England's teacher training system 'broken down'
The system of planning teacher training in England has broken down and risks a future shortage of teachers, a university think tank says.
The Department for Education has switched about 9,000 teacher training places from universities to schools under its School Direct programme.
But Million+ predicts, with only 45% of places on it filled, there will be 3,000 fewer teachers trained by 2014.
The government said heads were choosing "only the brightest graduates".
A spokeswoman for the Department for Education said the programme was "a response to what schools told us they wanted, a greater role in selecting and recruiting trainees with potential to be outstanding teachers".
The spokeswoman said the programme was proving "extremely popular". By May some 22,500 people had applied for half as many places.
She added head teachers had rightly been choosey, only accepting graduates with the highest skills.
The Commons Education Select Committee is conducting an inquiry into teacher training and has just published evidence submitted to it.

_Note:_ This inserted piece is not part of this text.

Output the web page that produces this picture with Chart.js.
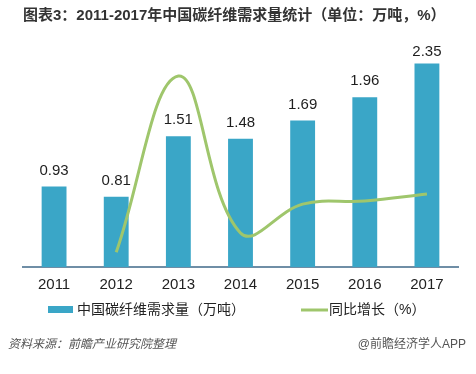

In her evidence to the committee, Pam Tatlow, chief executive of Million+ - a think tank that also represents newer universities - said School Direct, , which is focused around on-the-job, school-based training, had been introduced "without any robust assessment of its impact on teacher supply".
"Ministers say that schools should lead the commissioning of teacher training, but it is clear that this will not guarantee the number of trained teachers that will be needed by schools across the country in the future.
"Universities that have run very successful programmes to enhance the expertise of prospective teachers in key specialist shortage subjects are not being allocated numbers."
She added: "The combined impact of the new Ofsted regime under which fewer schools are being classed as outstanding, new rules which debar universities rated as good teacher training providers from having any guarantee of training numbers and the transfer of places to schools which are clearly finding it difficult to recruit suitable applicants has created a triple whammy.
"As a result the national system for planning and delivering an adequate number of qualified and trained teachers has broken down."
Ms Tatlow added: "Universities which have been at the heart of high quality teacher training are being side-lined and expected to take all the risks with no guarantee of training numbers. This is clearly untenable.
"MPs should be very concerned that well-regarded higher education providers will pull the plug on teacher training altogether because of the uncertainty that has been created."
She said: "Rather than expand the programme, School Direct numbers should be reduced in 2014-15 and a national strategy agreed to bring some stability and common-sense back into the system."
Kevin Brennan, Labour's shadow school's minister, said the government's "failure and incompetence means there is now a crisis in teacher recruitment".
"We have already seen 6,000 teachers quit the profession on [Prime Minister David Cameron's] watch, now it looks like there will be a shortfall of 3,000 teacher trainees on top of that.
"This is a real risk to standards, and parents will be worried.
"David Cameron is damaging standards by allowing unqualified teachers into our classrooms.
"This is not the answer to the recruitment crisis he has created. Pupils deserve better."
The Million + study comes after analysis by leading teacher recruitment expert Prof John Howson, of Oxford Brookes University, revealed that by early July schools had accepted only 5,000 trainees on the scheme.